Finra alleges that between August 2022 and June 2023, while Rogers was working with IFP Securities, he impersonated 14 of his former clients in 22 phone calls with his previous brokerage firm. He settled the matter without admitting or denying misconduct.

Rogers’ lawyer, Jeanette Timmons with the firm Steptoe & Johnson, says that her client’s previous firm, Onesco, had changed the clients’ account numbers, “resulting in great frustration on the part of these customers to access their accounts and, in certain cases, make needed transfers to their external bank accounts.”

“Many of these same customers had also been notified by that broker-dealer firm that their accounts were being turned over to the Oklahoma Unclaimed Property Fund,” she says. “Because the customers felt they were not receiving the necessary support from the broker-dealer firm to resolve these issues, they turned to Mr. Rogers for help.”

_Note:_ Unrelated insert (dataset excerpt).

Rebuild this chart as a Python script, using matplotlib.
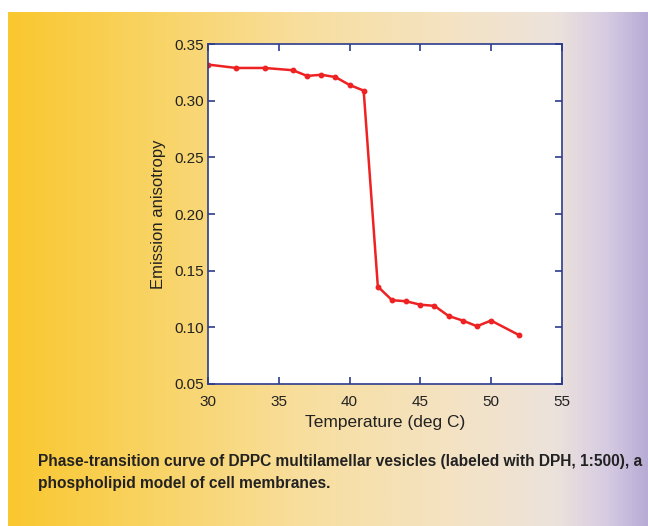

A letter describing Rogers’ settlement with Finra says that he impersonated the clients to transfer their accounts from Onesco to IFP Securities, the brokerage firm where he was then working, or to their bank accounts.

“Although the customers consented to transferring their accounts or funds, none of the customers gave Rogers permission to impersonate them during these calls,” the settlement letter states.

IFP discharged Rogers in September 2023, citing his impersonation of clients. In a comment logged in his record in the online database BrokerCheck, Rogers acknowledged that he had violated Finra and state rules, but said he did so after receiving numerous appeals from clients to contact Onesco on their behalf and help them transfer their accounts.

“Accordingly, I contacted my previous firm by phone to assist such clients with securing the information necessary to facilitate the requested transactions,” he said. “In each instance, I assisted the requesting client pursuant to their specific request, and facilitated the requested transaction. However, by impersonating such clients, I violated IFP’s internal policies, as well as certain statutory rules and regulations of Finra and the Oklahoma Department of Securities that prohibit such conduct, no matter what the intent or the absence of any harm to the customer.”

The suspension, while now attached to Rogers’ regulatory record, might not derail his present work. He left IFP in 2023 and joined Merit Advisors, a registered investment advisory firm, the following year, where he remains registered. The Finra suspension only prohibits him from associating with a Finra-member firm, which Merit is not.

Rogers was previously the subject of minor disciplinary actions from the Oklahoma Department of Securities. One in 2017 involved his alleged failure to timely disclose five liens filed against him. The other came last year involving the same issue of impersonating clients that was the subject of the Finra action. Oklahoma suspended his registration with the state for nine months in that case.

Timmons, Rogers’ lawyer, notes that he has never had a customer complaint in a 23-year career, and there was “there was no finding that any customer was harmed by Mr. Rogers’ actions” in the Finra settlement.